Mid Week Reflection

Let us join now in a mid week prayer and reflection, this week from Rev Derek Akker who offers a wonderful link between jazz, music and the joyful melody of worship which is there for us all.

Sunday’s are not the same

The inspiration for this reflection came after a Sunday’s Morning Praise and hearing Barry Sugden, our church pianist, play Dawn by Duke Ellington at the end of our service. In the 1960’s I was fortunate to see and hear ‘The Duke’ live on a number of occasions at the Free Trade Hall in Manchester. On one such occasion Duke Ellington was on the bill with the Oscar Peterson Trio and Ella Fitzgerald and I was on the stage and Ella Fitzgerald glided across the stage and her song was directed to me but that’s another story.

While I miss going church on Sunday mornings the online worship has its advantages. It is good to hear Barry playing at the beginning and end of the service and being able to both prepare for worship and at the end signal a restart to my Sunday routine. No chatter, just the melody ringing in your ears.

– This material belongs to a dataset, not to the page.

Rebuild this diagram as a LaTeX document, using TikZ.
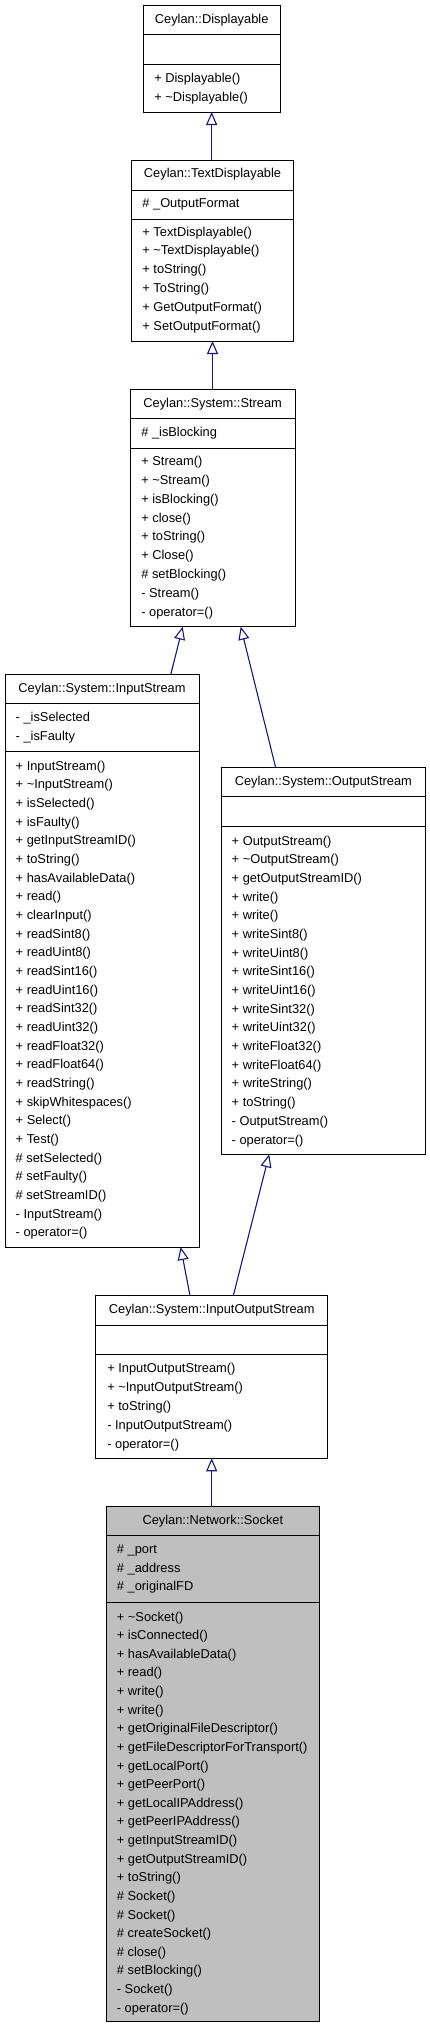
\documentclass[tikz,border=0pt]{standalone}
\usepackage{fontspec}
\setmainfont{Liberation Sans}
\usetikzlibrary{arrows.meta}
\definecolor{edgeblue}{RGB}{25,25,112}
\definecolor{sockgray}{RGB}{191,191,191}
\newcommand\rowlist[5]{%
  \foreach \t [count=\i] in {#5} {\node[mem] (#1\i) at (#2,{#3+(\i-1)*#4+5}) {\t};}}
\tikzset{
  box/.style={draw=black, line width=0.9pt, fill=white, rectangle, inner sep=0pt, outer sep=0pt, anchor=north west},
  sep/.style={draw=black, line width=0.9pt},
  mem/.style={anchor=base west, inner sep=0pt, outer sep=0pt, font=\fontsize{12.85pt}{15pt}\selectfont},
  ttl/.style={anchor=base, inner sep=0pt, outer sep=0pt, font=\fontsize{12.85pt}{15pt}\selectfont},
  inh/.style={draw=edgeblue, line width=1.1pt, -{Triangle[length=13pt,width=11pt,fill=white]}}
}
\begin{document}
\begin{tikzpicture}[x=1pt,y=-1pt]
\useasboundingbox (0,0) rectangle (429,2029);
% Displayable
\node[box, minimum width=136.7pt, minimum height=107pt] (disp) at (143.3,5) {};
\draw[sep] (disp.west |- 0,34) -- (disp.east |- 0,34);
\draw[sep] (disp.west |- 0,64) -- (disp.east |- 0,64);
\node[ttl] (dispt) at (211.65,23.3) {Ceylan::Displayable};
\rowlist{dispm}{154.3}{77}{19}{{+ Displayable()},{+ \textasciitilde Displayable()}}
% TextDisplayable
\node[box, minimum width=161.6pt, minimum height=181pt] (td) at (131.7,160) {};
\draw[sep] (td.west |- 0,190) -- (td.east |- 0,190);
\draw[sep] (td.west |- 0,219) -- (td.east |- 0,219);
\node[ttl] (tdt) at (212.5,177.7) {Ceylan::TextDisplayable};
\rowlist{tda}{142.4}{202.7}{18.8}{{\# \_OutputFormat}}
\rowlist{tdm}{142.4}{231}{18.8}{{+ TextDisplayable()},{+ \textasciitilde TextDisplayable()},{+ toString()},{+ ToString()},{+ GetOutputFormat()},{+ SetOutputFormat()}}
% Stream
\node[box, minimum width=164.7pt, minimum height=237.4pt] (st) at (130.3,389.3) {};
\draw[sep] (st.west |- 0,418.7) -- (st.east |- 0,418.7);
\draw[sep] (st.west |- 0,448) -- (st.east |- 0,448);
\node[ttl] (stt) at (212.65,407.7) {Ceylan::System::Stream};
\rowlist{sta}{141.3}{431.7}{18.8}{{\# \_isBlocking}}
\rowlist{stm}{141.3}{460.7}{18.8}{{+ Stream()},{+ \textasciitilde Stream()},{+ isBlocking()},{+ close()},{+ toString()},{+ Close()},{\# setBlocking()},{- Stream()},{- operator=()}}
% InputStream
\node[box, minimum width=194pt, minimum height=572.3pt] (ins) at (5,674.7) {};
\draw[sep] (ins.west |- 0,703.7) -- (ins.east |- 0,703.7);
\draw[sep] (ins.west |- 0,751.7) -- (ins.east |- 0,751.7);
\node[ttl] (inst) at (102,692.3) {Ceylan::System::InputStream};
\rowlist{insa}{15.7}{716.7}{18.7}{{- \_isSelected},{- \_isFaulty}}
\rowlist{insm}{15.7}{765}{18.67}{{+ InputStream()},{+ \textasciitilde InputStream()},{+ isSelected()},{+ isFaulty()},{+ getInputStreamID()},{+ toString()},{+ hasAvailableData()},{+ read()},{+ clearInput()},{+ readSint8()},{+ readUint8()},{+ readSint16()},{+ readUint16()},{+ readSint32()},{+ readUint32()},{+ readFloat32()},{+ readFloat64()},{+ readString()},{+ skipWhitespaces()},{+ Select()},{+ Test()},{\# setSelected()},{\# setFaulty()},{\# setStreamID()},{- InputStream()},{- operator=()}}
% OutputStream
\node[box, minimum width=204.7pt, minimum height=386.6pt] (outs) at (221,767.7) {};
\draw[sep] (outs.west |- 0,796.7) -- (outs.east |- 0,796.7);
\draw[sep] (outs.west |- 0,826.7) -- (outs.east |- 0,826.7);
\node[ttl] (outst) at (323.35,785.7) {Ceylan::System::OutputStream};
\rowlist{outsm}{231.7}{840}{18.69}{{+ OutputStream()},{+ \textasciitilde OutputStream()},{+ getOutputStreamID()},{+ write()},{+ write()},{+ writeSint8()},{+ writeUint8()},{+ writeSint16()},{+ writeUint16()},{+ writeSint32()},{+ writeUint32()},{+ writeFloat32()},{+ writeFloat64()},{+ writeString()},{+ toString()},{- OutputStream()},{- operator=()}}
% InputOutputStream
\node[box, minimum width=232pt, minimum height=162.6pt] (ios) at (95.7,1295.7) {};
\draw[sep] (ios.west |- 0,1325) -- (ios.east |- 0,1325);
\draw[sep] (ios.west |- 0,1354.3) -- (ios.east |- 0,1354.3);
\node[ttl] (iost) at (211.7,1313.3) {Ceylan::System::InputOutputStream};
\rowlist{iosm}{107.3}{1367.7}{18.9}{{+ InputOutputStream()},{+ \textasciitilde InputOutputStream()},{+ toString()},{- InputOutputStream()},{- operator=()}}
% Socket
\node[box, fill=sockgray, minimum width=212.3pt, minimum height=515pt] (sock) at (106.7,1506.7) {};
\draw[sep] (sock.west |- 0,1535.7) -- (sock.east |- 0,1535.7);
\draw[sep] (sock.west |- 0,1602.7) -- (sock.east |- 0,1602.7);
\node[ttl] (sockt) at (212.85,1524.3) {Ceylan::Network::Socket};
\rowlist{socka}{116.9}{1548.3}{18.7}{{\# \_port},{\# \_address},{\# \_originalFD}}
\rowlist{sockm}{116.9}{1616}{18.63}{{+ \textasciitilde Socket()},{+ isConnected()},{+ hasAvailableData()},{+ read()},{+ write()},{+ write()},{+ getOriginalFileDescriptor()},{+ getFileDescriptorForTransport()},{+ getLocalPort()},{+ getPeerPort()},{+ getLocalIPAddress()},{+ getPeerIPAddress()},{+ getInputStreamID()},{+ getOutputStreamID()},{+ toString()},{\# Socket()},{\# Socket()},{\# createSocket()},{\# close()},{\# setBlocking()},{- Socket()},{- operator=()}}
% inheritance arrows
\draw[inh] (td.north -| disp.south) -- (disp.south);
\draw[inh] (st.north -| td.south) -- (td.south);
\draw[inh] ([xshift=68.7pt]ins.north) -- ([xshift=-29.95pt]st.south);
\draw[inh] ([xshift=-47.65pt]outs.north) -- ([xshift=28.05pt]st.south);
\draw[inh] ([xshift=-21.7pt]ios.north) -- ([xshift=78.7pt]ins.south);
\draw[inh] ([xshift=21.6pt]ios.north) -- ([xshift=-54.15pt]outs.south);
\draw[inh] (sock.north -| ios.south) -- (ios.south);
\end{tikzpicture}
\end{document}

Hearing ‘The Duke’ music played reminded me that he was a talented musician and composer who had deep Christian roots. His Sunday’s would start with worship in a Prim Methodist Church with his mother and the evening in a very lively Baptist Church with his father. This must have left its mark.

Duke Ellington like all of us was flawed and had his failures. He knew and tasted the excesses of the ‘good life’ that went with his Jazz-centred lifestyle. Mingled in with his life style was the occasional pull to his spiritual past. He composed a large repertoire of spiritual jazz music. The result was a number of sacred jazz concerts and records.

Written in 1943 ‘Come Sunday’ is a Jazz classic and it could be seen as Duke Ellington’s musical portrait of what the Gospel meant to the African-American community.

Today ‘Come Sunday’ is available in an instrumental and a vocal version. The vocal has a deep earthy blues feel about it. It is a powerful and yet prayerful number, the words ‘Please look down and see my people through’ come through in a moving way and speak to us today with all that is going on.

In the last few months we have faced issues that have dominated and restricted our lives. Physically we may have worshipped apart but have come together in our prayers for strength to see ourselves through.

‘Come Sunday’ talks of it being ‘brighter by and by’, and of belief in a God who is ‘now, was then and always will be. With God’s blessing we can make it through eternity’. We have in Come Sunday a distinctive composition with the rich sounds of instruments and voices.

Jazz in worship sounds much like what was happening in Psalm 150

Praise him with the blast of the trumpet; praise him upon the harp and lyre.

Praise him with timbrel and dances; praise him upon the strings and pipe.

Praise him with ringing cymbals; praise him upon the clashing cymbals.

 

Let us hear ‘Come Sunday’

 

https://www.youtube.com/watch?v=GoU8awG8erg

 

Ooh
Lord, dear Lord above,
God almighty,
God of love,
Please look down and see my people through.

I believe that God put sun and moon up in the sky.
I don’t mind the grey skies
’cause they’re just clouds passing by.
Heaven is a goodness time.
A brighter light on high.

Do unto others as you would have them do to you.
And have a brighter by and by.

Lord, dear Lord above, God almighty,
God of love,
Please look down and see my people through.
I believe God is now,
was then and always will be.
With God’s blessing we can make it through eternity.

Lord, dear Lord above, God almighty,
God of love,
Please look down and see my people through.

Amen.

Music, whatever its style be it Newton, Wesley, Handel, Kendrick or Ellington can draw us toward worship. While I would not use the words of the founder of the Salvation Army about the devil not having all the good tunes, music is music and the richness and diversity of music styles can inspire.

 

Let everything that has breath praise the Lord. Alleluia.      (Psalm 150.6)

 

We hear the Lord’s Prayer.

https://www.youtube.com/watch?v=foWzC2Kqz5Y

 

Let everything that has breath praise the Lord. Alleluia. I’ll sing to that!